Monday, June 20, 2016

White Sox: Throw Strikes, Ctd.

In March, I quoted Chicago White Sox pitching coach Don Cooper on his hope that starter Carlos Rodon might be more consistent throwing early strikes this season: "If we do that, we lessen walks," Cooper said. "If we lessen walks there will be more balls in play, more balls we can catch. There might be some hits involved, but the bottom line is if he can get ahead and get contact early. If they don't have contact early with the pitches he's got, he can be devastating."

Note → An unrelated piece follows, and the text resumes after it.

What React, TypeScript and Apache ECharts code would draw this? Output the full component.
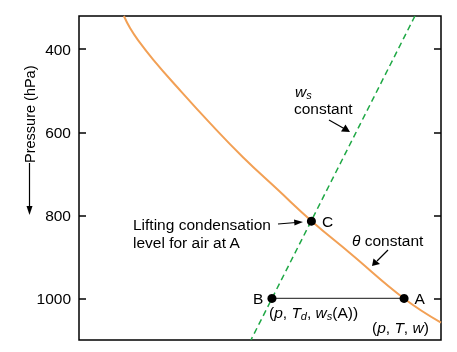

"So simple, and so often, so aggravatingly, ignored by pitchers," I observed then.
I write "ignored" from the perspective of the fan who last played a competitive baseball game when he was twelve; I know that Major League pitchers can throw strikes, and that when they fail to they're usually toying with batters by wasting pitches (ie, throwing balls) to upset a batter's timing, expectations, and instincts, to widen the plate. Yet Coop's argument is unassailable; everything comes from first strikes and getting ahead in counts: fewer walks; anxious, defense batters; fielders on their toes; less wear on pitcher's arms; quicker games; etc..
Rodon has pitched adequately thus far (74 strikeouts, 27 walks in 75 innings, an unspectacular 1.493 WHIP). But Cooper's job hasn't gotten any easier. On new starter James Shields's historically awful first four starts with the team, an exasperated Cooper remarked, "I've looked at tipping, a lot of people have looked at tipping, and we're still addressing that."
But before tipping, we need strikes. The main thing as far as I'm concerned is not tipping first, it's strikes.
When you see after 30 pitches, it's 15 balls, 15 strikes, we need more strikes than that. You've got to attack, and specifically earlier in the count to get into pitcher's counts.
So simple....

3 comments:

edP said...

What seems to be worse for Shields is even when he does throw strikes he is wild in the zone, leaving meatballs everywhere and leaving professional hitter salivating and racing up to the bat rack. Carlos Zambrano was a guy who, when everything was right had movement so violent he could get guys out with pitches in the strike zone. When that violence, that movement left him, he was done. If Shields keeps leaving pitches up in the strike zone with little movement or ability to miss bats the WhiteSOX may have made a $27 million mistake

edP said...

This piece from Fangraphs says it far better than I could as to why Shields might know throwing strikes is a problem for him

http://www.fangraphs.com/blogs/james-shields-has-been-messed-up-for-a-while/

Joe Bonomo said...

The WSox did make a $27 mil mistake. Yeah, he's just serving up easy ones for sluggers. Good read: when yr fastball and change desert you and you can't locate your curve, you're dead in the water. Wonder what the BoSox will do to him tomorrow night, gulp.